*WHAT IS EXPECTED*. Select from the records below every line that has the word "seaborn" in it.

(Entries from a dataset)
===

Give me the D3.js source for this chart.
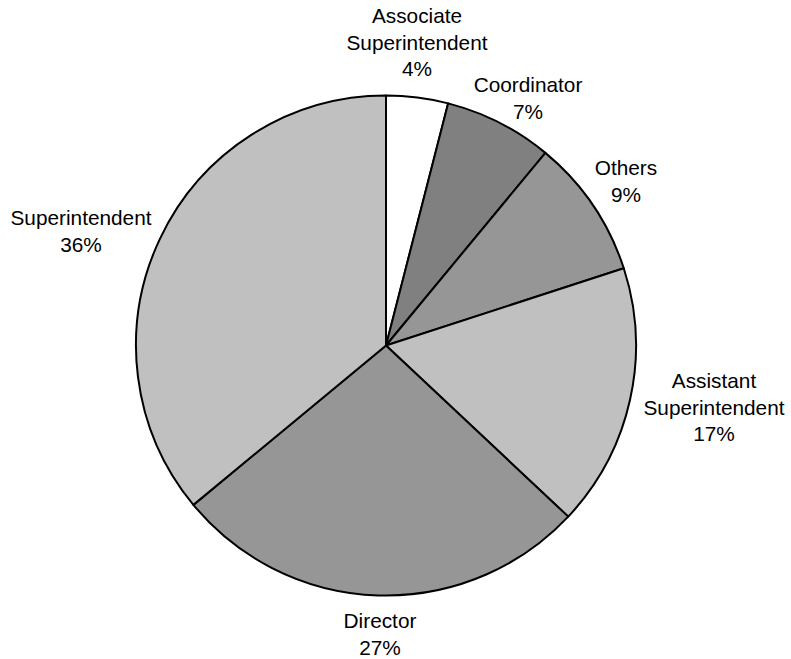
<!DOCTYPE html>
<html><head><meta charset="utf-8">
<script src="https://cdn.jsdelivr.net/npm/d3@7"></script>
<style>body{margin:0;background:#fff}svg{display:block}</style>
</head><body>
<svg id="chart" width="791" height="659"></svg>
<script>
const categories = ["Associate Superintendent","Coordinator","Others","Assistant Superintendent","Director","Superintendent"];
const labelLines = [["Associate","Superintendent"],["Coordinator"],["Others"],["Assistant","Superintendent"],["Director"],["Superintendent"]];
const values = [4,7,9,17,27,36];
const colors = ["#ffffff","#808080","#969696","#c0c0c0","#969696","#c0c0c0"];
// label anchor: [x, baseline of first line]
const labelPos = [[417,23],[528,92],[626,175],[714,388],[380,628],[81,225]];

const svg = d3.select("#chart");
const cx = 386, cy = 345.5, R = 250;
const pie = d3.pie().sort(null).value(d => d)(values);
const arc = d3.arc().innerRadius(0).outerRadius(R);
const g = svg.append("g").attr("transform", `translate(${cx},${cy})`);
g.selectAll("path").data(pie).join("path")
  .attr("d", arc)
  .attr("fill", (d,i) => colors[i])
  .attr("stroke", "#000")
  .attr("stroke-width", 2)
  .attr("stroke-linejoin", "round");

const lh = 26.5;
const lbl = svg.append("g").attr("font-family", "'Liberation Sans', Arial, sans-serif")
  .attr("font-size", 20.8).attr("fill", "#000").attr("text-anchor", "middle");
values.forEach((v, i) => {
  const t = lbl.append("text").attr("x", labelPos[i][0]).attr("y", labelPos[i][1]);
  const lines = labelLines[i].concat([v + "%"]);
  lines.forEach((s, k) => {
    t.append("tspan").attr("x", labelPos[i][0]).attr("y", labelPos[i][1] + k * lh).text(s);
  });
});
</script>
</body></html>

===

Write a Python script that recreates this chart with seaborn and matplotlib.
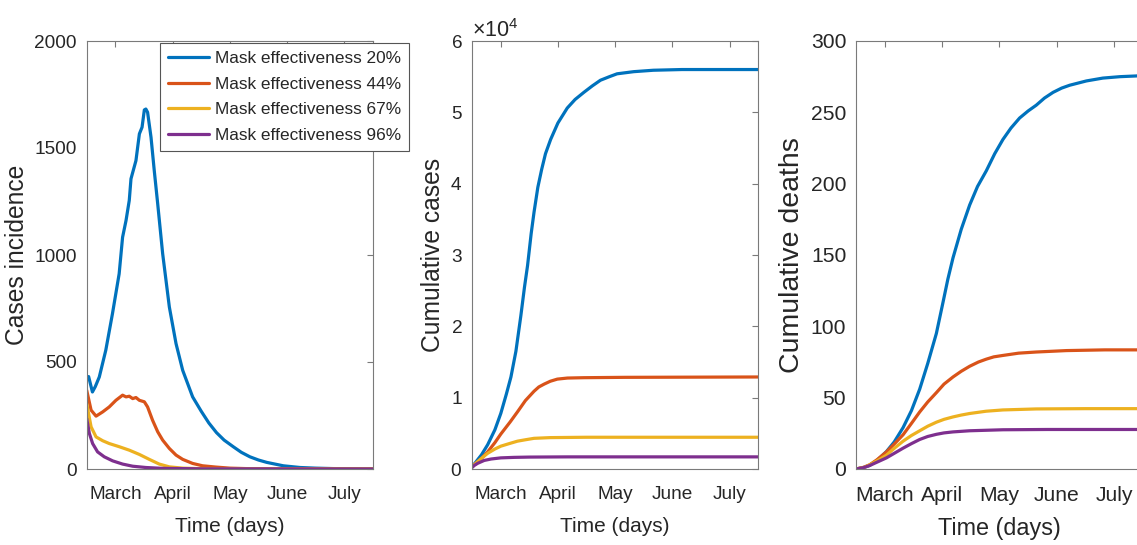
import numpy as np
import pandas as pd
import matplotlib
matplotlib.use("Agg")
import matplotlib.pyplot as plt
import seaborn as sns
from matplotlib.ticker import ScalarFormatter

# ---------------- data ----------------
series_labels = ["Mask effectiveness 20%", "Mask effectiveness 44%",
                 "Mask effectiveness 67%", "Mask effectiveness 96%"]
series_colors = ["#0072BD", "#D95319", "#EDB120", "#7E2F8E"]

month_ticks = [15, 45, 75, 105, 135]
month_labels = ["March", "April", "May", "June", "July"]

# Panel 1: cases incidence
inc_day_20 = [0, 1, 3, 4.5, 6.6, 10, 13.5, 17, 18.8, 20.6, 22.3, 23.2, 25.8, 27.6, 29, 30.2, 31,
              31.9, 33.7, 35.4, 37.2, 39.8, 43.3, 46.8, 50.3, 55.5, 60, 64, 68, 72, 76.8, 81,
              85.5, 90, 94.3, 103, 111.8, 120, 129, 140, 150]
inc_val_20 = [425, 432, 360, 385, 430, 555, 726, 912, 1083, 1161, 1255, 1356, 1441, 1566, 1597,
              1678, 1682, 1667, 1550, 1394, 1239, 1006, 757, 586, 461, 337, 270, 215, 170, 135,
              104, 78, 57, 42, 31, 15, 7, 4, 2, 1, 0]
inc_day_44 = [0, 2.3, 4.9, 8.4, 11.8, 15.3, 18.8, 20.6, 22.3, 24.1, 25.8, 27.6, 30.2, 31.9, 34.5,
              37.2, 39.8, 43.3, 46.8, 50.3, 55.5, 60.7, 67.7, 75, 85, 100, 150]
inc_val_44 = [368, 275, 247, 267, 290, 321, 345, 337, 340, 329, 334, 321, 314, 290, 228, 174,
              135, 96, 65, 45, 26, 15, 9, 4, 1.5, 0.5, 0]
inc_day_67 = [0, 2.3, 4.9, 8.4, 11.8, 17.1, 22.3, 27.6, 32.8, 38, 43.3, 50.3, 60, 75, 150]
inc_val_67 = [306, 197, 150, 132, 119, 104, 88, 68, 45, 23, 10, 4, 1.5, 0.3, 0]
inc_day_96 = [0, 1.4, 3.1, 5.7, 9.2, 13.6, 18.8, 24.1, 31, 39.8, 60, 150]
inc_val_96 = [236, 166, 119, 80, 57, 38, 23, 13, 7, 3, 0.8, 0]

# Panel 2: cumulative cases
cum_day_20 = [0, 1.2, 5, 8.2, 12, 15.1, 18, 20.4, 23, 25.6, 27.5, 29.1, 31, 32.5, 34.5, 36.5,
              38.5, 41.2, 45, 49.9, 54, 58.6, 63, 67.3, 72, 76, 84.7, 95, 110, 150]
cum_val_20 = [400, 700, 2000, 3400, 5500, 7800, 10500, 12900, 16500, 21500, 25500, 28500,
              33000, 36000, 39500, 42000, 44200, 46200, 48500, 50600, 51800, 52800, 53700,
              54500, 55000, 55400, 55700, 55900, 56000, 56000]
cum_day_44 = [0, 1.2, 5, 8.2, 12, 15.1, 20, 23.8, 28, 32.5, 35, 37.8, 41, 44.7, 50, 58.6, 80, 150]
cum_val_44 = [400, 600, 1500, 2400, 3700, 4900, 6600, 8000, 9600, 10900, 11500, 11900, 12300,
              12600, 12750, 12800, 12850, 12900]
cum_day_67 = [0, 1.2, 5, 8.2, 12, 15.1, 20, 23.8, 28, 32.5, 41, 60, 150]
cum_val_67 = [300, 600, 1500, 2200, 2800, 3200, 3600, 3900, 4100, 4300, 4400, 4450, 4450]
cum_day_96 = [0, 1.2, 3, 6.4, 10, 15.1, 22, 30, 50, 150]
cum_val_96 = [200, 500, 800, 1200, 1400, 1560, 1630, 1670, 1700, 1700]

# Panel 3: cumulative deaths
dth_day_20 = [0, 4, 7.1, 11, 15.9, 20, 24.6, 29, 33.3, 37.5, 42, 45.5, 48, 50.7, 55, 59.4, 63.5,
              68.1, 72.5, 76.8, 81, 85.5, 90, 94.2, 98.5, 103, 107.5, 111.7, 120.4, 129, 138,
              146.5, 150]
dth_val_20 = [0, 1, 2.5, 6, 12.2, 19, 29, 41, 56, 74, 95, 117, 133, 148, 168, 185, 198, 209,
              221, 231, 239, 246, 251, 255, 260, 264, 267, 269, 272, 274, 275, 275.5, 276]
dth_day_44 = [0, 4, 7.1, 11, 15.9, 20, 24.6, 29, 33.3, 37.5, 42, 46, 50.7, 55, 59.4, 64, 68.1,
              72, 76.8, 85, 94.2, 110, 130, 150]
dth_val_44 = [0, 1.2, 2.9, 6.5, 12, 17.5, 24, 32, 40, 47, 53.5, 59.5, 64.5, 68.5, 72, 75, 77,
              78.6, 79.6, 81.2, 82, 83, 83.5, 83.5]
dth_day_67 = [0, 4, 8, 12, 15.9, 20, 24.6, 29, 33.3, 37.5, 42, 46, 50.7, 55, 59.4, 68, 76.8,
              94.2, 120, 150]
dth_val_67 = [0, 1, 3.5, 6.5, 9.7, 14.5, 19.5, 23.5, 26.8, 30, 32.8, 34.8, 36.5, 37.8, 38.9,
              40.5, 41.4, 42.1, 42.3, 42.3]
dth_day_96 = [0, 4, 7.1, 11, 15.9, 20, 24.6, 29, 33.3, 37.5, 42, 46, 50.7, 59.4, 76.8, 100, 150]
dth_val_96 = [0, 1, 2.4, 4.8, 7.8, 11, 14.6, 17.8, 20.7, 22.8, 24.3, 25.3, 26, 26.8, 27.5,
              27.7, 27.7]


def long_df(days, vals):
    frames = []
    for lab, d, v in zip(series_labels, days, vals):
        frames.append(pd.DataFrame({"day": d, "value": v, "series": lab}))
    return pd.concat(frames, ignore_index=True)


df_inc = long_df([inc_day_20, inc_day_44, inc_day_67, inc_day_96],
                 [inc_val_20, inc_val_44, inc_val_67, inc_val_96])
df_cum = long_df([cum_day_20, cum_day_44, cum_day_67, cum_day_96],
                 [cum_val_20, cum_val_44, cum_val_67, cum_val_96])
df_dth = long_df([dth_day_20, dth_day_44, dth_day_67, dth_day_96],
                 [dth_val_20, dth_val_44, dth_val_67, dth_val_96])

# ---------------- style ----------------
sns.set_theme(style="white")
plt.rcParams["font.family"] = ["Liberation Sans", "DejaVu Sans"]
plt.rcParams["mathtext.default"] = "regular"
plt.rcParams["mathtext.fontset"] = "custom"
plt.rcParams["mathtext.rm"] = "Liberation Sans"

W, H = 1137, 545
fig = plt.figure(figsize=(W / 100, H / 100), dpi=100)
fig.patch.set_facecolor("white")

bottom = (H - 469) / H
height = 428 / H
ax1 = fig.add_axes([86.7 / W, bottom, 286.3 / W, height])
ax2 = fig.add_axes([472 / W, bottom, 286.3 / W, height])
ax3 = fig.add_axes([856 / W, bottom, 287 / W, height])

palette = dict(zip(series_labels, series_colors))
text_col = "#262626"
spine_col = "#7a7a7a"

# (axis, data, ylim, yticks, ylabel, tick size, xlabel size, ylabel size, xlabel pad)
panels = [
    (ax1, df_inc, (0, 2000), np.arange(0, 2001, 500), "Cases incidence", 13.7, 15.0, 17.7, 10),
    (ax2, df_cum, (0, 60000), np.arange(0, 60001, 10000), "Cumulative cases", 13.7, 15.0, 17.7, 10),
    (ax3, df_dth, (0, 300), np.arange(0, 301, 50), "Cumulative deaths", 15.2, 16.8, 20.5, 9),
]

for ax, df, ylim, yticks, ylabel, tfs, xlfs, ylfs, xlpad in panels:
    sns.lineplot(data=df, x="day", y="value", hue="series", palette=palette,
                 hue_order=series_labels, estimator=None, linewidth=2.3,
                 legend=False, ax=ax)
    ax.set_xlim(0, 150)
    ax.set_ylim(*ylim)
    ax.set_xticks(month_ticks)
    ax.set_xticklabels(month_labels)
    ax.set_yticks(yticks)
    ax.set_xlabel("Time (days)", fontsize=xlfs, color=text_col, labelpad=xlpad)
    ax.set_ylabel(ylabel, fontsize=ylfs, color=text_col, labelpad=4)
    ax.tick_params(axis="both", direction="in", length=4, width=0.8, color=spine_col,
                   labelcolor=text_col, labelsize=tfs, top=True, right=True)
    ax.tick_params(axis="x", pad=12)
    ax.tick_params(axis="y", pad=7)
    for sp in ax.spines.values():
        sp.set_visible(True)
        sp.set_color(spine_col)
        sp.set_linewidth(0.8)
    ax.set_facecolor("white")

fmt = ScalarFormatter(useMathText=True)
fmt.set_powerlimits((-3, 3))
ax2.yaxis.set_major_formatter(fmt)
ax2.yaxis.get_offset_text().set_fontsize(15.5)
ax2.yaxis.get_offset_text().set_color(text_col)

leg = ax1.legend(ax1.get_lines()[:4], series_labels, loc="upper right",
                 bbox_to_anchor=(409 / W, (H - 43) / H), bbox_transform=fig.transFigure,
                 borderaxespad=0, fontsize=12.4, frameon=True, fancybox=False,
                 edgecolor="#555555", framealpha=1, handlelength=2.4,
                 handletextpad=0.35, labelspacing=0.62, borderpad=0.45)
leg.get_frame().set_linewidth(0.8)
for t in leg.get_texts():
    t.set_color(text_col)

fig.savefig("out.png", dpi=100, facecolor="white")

===

*TASK OUTPUT*.
Write a Python script that recreates this chart with seaborn and matplotlib.
import seaborn as sns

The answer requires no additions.